What did I teach Tommy and Alex?

I taught Tommy that I am in control and that I am allowed to snatch. I taught Alex that the snatching must be dealt with before the closed-fist heart holding the train. Sure, I also taught that they were both being selfish. They were both sinning against each other, against me by disobeying, and against God. I did okay.

I also provoked Tommy to anger.

I sinned against God and Tommy.

Jesus died for that, too.

I glory in the cross now, days after this happened.


What if I had asked Tommy to hand the train back to Alex?

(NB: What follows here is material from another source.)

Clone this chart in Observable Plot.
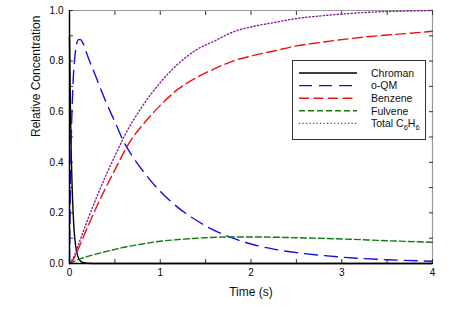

He would have hesitated. Would he get it back? It's important. Tommy needs to know he'll get it back. Or that he'll get something better. A lollipop. He'd trade up for a lollipop.

Would that be like God asking us to give Him everything? Does He force us to give Him things we want to hold onto? If we were able to willingly give all of our beloved problems, stuff, and sin patterns over to God, would our feet stomp? Perhaps at first. Would he give back our stuff, our situations minus the problems? The idols, no longer idolized, but enjoyed to the glory of God? Maybe.

Would he remove the fleshly desires and replace them with spirit-filled desires? Would He give us something better? Would He make us more like Christ? YES.

When I don't want to let go, do I receive a discipline session?
Does that thing I hold onto with my closed-fist of a heart tend to cause problems? Do I find that while I'm trying to enjoy it, something inside of me is ruining the joy? The Lord disciplines those He loves. How often does this happen before I finally let go?

When I'm being disciplined by God, do I have an angry, resentful heart? Or do I put my heart in the hands of God, who will mold it into something very much like Christ's heart?

Give God your train.




Trusting Him completely. And check your hands everyday to make sure your fist didn't close around something else.